Me preguntó por mis papeles y lamentablemente no los tenía con migo en ese momento. “Usted es un guerrillerito hijueputa, porque ningún guerrillero carga papeles. Usted es el radista de la guerrilla.
Mejor acójase al Plan de Reinserción y le perdonamos la vida”, me propuso. Yo le dije que no me acogía a ese Plan porque yo no era guerrillero, sino un campesino que necesitaba trabajar para sostener a mis dos hijos y a mi esposa.
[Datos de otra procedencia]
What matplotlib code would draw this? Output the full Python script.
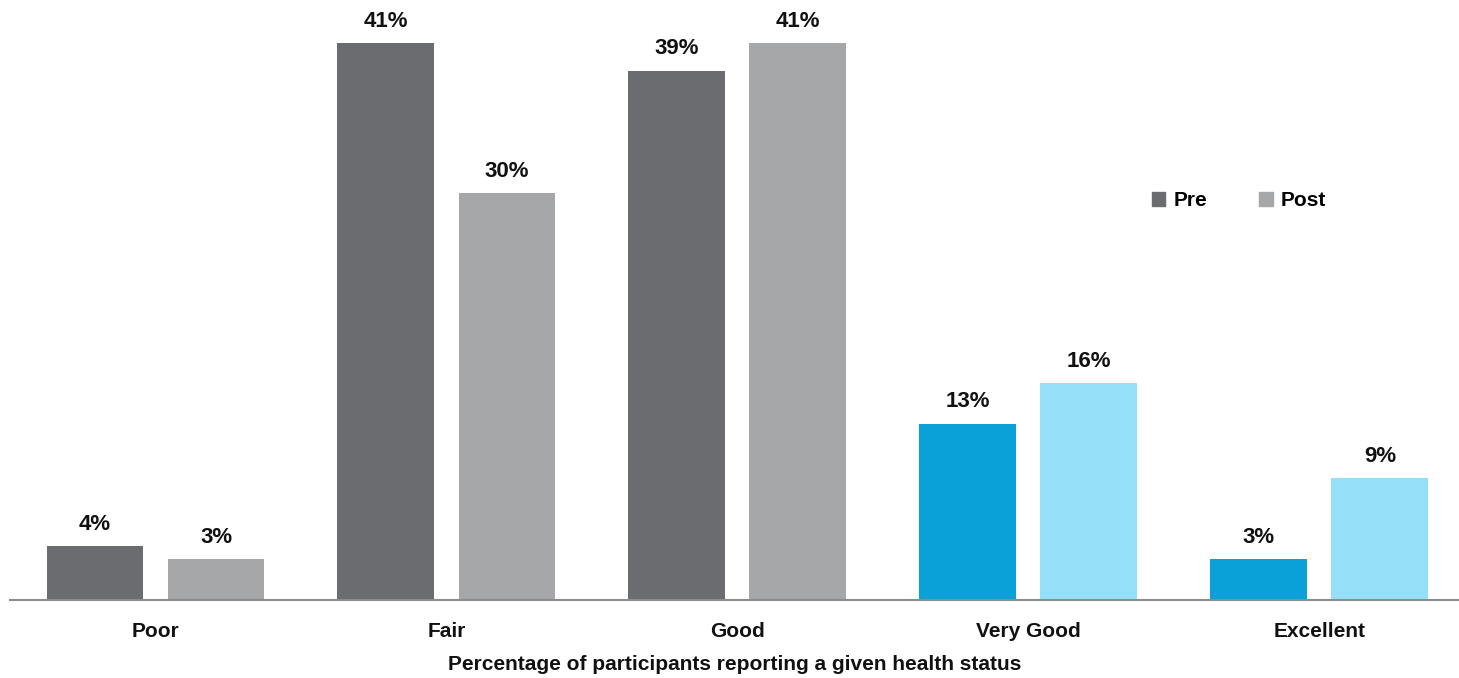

Visiblemente ofendido, el teniente me ordenó ponerme de rodillas, mientras desaseguraba el fusil. “Lo voy a matar ya por no colaborar”, balbuceó. “Voy a contar hasta tres para que hable o si no le tiro”, dijo apuntándome con el fusil.
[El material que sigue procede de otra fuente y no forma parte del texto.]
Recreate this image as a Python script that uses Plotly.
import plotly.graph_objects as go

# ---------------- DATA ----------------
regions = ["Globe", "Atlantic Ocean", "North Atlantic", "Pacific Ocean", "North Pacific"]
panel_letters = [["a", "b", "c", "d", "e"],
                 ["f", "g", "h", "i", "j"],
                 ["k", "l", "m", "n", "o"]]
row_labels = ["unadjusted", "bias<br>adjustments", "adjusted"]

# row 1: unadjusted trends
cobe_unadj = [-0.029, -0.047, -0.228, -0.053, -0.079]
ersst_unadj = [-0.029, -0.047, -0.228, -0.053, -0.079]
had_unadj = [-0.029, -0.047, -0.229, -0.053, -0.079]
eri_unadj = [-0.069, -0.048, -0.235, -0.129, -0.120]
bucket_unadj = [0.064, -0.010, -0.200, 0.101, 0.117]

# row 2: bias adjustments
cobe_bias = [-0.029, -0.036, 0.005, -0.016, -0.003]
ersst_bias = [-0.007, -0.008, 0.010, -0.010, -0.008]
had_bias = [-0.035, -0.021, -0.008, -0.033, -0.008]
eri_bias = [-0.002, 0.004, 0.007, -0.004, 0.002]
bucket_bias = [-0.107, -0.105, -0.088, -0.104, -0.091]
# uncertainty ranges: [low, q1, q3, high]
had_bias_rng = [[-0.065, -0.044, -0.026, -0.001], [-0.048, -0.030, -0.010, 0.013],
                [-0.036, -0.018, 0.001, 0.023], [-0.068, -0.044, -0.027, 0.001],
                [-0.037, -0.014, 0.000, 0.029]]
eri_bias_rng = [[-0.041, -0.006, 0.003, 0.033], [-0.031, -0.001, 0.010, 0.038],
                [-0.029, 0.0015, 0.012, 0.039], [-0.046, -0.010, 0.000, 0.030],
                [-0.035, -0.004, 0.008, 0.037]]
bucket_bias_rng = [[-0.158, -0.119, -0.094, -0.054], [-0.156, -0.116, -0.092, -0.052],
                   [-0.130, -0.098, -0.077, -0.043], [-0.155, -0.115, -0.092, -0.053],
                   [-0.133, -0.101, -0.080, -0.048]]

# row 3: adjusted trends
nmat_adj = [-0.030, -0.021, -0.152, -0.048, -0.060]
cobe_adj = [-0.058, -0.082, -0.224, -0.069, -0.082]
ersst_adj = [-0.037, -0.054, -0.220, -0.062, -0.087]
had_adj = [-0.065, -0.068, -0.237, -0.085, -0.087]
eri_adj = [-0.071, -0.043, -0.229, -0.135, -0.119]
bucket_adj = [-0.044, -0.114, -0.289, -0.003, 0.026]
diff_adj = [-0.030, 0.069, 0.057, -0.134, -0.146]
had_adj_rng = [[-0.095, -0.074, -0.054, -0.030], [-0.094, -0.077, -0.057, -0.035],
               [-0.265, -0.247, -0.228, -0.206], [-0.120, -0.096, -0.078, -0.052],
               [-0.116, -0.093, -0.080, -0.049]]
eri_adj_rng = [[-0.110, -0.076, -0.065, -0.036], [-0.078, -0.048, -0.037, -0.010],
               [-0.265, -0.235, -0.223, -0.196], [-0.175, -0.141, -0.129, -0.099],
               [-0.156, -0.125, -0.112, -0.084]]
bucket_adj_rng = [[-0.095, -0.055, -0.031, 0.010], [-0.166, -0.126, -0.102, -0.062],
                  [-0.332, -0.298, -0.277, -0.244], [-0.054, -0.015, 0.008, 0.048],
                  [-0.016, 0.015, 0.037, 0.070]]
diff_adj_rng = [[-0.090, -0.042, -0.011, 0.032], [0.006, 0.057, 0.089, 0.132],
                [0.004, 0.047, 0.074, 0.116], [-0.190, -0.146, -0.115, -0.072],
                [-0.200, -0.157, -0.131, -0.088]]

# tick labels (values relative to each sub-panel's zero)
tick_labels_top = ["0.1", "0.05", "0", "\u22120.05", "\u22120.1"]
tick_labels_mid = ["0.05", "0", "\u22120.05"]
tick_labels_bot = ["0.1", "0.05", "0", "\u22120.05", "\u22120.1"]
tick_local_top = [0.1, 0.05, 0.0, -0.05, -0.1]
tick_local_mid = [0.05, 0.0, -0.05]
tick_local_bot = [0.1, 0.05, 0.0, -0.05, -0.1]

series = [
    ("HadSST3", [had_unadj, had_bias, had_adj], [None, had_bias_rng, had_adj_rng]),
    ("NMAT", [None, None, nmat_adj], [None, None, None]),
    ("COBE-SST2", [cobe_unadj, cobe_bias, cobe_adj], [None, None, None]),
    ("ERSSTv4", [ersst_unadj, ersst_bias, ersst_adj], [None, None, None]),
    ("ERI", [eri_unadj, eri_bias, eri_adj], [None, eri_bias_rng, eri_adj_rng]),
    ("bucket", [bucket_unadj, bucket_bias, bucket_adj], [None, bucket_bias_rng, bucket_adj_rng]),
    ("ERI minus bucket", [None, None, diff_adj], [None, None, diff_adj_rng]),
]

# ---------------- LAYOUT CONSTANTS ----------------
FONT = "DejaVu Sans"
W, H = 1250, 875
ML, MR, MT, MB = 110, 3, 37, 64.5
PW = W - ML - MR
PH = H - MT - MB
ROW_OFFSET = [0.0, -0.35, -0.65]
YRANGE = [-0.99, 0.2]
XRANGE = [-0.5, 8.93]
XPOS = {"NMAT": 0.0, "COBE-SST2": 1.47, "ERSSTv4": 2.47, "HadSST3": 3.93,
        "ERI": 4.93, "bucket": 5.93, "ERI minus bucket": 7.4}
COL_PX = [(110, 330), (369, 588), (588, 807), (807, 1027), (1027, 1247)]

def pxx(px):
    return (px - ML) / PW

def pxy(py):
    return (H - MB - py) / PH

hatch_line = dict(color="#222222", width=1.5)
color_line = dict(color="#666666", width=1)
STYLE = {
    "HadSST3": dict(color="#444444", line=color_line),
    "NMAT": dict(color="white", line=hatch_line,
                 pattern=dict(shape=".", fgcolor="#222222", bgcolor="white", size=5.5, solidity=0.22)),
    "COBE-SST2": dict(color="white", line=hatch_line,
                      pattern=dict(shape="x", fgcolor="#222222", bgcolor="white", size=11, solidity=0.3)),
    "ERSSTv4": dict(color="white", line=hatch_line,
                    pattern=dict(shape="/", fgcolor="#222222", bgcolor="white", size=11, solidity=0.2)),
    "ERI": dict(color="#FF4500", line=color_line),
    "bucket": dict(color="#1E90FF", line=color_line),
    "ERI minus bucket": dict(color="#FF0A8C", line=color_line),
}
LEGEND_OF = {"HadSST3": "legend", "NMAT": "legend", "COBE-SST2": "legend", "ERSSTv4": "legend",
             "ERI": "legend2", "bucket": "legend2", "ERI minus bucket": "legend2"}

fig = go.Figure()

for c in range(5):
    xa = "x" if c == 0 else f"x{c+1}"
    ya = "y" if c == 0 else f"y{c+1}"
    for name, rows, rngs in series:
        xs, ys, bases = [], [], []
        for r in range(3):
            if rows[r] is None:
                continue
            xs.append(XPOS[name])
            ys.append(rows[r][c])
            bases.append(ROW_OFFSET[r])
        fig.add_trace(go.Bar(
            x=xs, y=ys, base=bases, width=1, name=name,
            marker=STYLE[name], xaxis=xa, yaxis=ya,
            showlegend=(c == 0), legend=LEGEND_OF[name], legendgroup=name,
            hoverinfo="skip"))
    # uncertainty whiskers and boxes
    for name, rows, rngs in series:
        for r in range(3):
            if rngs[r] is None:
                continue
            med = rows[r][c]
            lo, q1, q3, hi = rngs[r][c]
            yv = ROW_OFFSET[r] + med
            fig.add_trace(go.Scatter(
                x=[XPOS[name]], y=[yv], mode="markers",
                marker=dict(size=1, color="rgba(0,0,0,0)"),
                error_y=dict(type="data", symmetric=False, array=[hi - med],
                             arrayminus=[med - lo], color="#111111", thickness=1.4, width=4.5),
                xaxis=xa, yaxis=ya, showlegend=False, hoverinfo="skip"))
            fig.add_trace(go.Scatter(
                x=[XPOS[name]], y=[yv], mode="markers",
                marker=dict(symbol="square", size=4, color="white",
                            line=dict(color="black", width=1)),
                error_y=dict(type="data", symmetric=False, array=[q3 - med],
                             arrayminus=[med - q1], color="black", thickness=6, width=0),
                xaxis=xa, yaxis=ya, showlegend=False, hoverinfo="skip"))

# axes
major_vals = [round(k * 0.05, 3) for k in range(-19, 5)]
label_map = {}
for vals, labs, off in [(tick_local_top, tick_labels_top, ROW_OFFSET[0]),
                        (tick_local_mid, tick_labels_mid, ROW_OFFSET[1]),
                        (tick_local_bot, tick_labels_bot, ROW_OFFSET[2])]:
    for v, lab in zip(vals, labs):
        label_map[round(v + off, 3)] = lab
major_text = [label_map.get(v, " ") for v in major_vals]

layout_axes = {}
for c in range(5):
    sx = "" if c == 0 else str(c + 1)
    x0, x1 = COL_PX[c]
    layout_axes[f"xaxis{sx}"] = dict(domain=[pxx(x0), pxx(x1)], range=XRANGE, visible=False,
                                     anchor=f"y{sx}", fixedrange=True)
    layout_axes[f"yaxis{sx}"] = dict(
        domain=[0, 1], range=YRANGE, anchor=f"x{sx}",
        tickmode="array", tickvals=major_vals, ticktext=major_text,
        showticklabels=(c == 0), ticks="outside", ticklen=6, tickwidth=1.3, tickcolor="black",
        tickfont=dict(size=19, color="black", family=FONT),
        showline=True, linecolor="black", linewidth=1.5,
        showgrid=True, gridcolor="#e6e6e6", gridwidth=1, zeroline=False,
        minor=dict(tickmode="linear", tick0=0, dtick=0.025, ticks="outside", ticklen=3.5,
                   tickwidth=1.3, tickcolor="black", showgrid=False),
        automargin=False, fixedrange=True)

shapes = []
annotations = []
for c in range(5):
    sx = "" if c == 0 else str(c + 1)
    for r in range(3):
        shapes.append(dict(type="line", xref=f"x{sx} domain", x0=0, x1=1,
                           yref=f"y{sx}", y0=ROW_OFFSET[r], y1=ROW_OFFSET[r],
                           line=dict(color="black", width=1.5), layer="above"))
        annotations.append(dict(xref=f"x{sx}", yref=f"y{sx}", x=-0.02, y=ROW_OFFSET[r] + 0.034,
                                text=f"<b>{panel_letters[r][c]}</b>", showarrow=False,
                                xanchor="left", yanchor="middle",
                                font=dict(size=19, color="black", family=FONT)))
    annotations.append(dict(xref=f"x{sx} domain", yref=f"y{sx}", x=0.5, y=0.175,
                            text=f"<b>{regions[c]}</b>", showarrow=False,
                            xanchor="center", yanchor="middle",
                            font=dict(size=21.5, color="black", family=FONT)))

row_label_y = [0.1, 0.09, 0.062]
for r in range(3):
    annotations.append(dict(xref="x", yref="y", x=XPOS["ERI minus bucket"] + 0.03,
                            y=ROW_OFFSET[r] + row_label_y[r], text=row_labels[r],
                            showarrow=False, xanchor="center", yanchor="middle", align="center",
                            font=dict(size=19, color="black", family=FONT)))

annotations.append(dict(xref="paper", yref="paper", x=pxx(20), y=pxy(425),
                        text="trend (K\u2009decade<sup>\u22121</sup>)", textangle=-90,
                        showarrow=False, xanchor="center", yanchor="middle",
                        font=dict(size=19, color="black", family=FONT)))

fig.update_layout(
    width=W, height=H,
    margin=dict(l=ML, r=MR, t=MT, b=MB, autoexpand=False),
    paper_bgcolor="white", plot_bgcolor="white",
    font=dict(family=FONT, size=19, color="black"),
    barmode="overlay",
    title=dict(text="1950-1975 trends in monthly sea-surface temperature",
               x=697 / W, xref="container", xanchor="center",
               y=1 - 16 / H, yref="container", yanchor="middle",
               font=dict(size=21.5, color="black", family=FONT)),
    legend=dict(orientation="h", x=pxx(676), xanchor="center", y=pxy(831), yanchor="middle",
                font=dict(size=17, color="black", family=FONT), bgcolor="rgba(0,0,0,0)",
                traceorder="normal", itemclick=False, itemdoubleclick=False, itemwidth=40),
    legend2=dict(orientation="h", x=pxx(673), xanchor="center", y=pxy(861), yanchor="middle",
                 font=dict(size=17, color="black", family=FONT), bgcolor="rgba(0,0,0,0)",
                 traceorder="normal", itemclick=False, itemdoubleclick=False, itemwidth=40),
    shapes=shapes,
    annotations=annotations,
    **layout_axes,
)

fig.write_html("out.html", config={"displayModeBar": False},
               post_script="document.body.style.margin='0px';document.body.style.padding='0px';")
Como no dije nada, se puso unos guantes y me golpeó la cara. Luego me torció el brazo por la espalda hasta hacerme doblar de dolor. Sentí que el brazo se dislocaba del hombro y se me rompían los huesos. Para evitarlo, me doble lo que mas pude.
Estando así, me propinó un rodillazo en el estómago que casi me mata. Quedé sin aire, no podía respirar y el mundo me daba vueltas. Así, tumbado, me cogieron a patadas y golpes no se por cuanto tiempo. Creo que perdí la conciencia por unos instantes. Sus risotadas las escuchaba lejanas.
Cuando volví en mi, me acompañaban dos soldados que dijeron: “vamos a vestirlo de camuflado para presentarlo como guerrillero dado de baja, así su muerte queda legal”.
Enseguida me hicieron permanecer boca abajo durante el tiempo que duró un pertinaz aguacero. Mi cuerpo temblaba del frío. Cuando amainó la lluvia me hicieron poner boca arriba, al pie de ellos durante un largo rato.
Después me hicieron caminar hasta donde se encontraban unos ocho soldados. Allí me cogieron a golpes y patadas hasta dejarme exhausto, sin aire. Con mi camisa me apretaron el cuello hasta el punto de que mis pulmones casi se revientan y mis ojos se desorbitan por asfixia. Morado, agonizante, completamente ido quedé tirado en el piso.
Alguien me puso un pie en la nuca y dijo: “Lástima no tener una motosierra para despedazar este hijueputa”. Me metieron el cañón de un fusil en la boca e inquirieron: “¿Habla o lo matamos ya?”.
En ese momento escuché que mi hermano me llamaba. Los soldados no me dejaron contestar. Fueron a buscarlo y le dijeron que eran paramilitares y que ya me habían matado. Le ordenaron que se retirara.
Al rato, el teniente me dijo que él era Hermenson Jiménez. Me tapó los ojos con mi camisa y me hizo caminar 40 metros. Luego me arrodilló y me ordenó permanecer así por varios minutos mientras ellos desaparecían.
Finalmente tomé el riesgo de descubrirme los ojos. Como estaba solo, fui a mi casa a recuperar las fuerzas.
Al día siguiente puse esta denuncia ante el Despacho de la Personería Municipal de La Montañita, Caquetá, de donde soy oriundo y donde estos hechos son el pan de cada día, con la esperanza de que el campesinado no siga siendo víctima de la estrategia de seguridad democrática del presidente Uribe.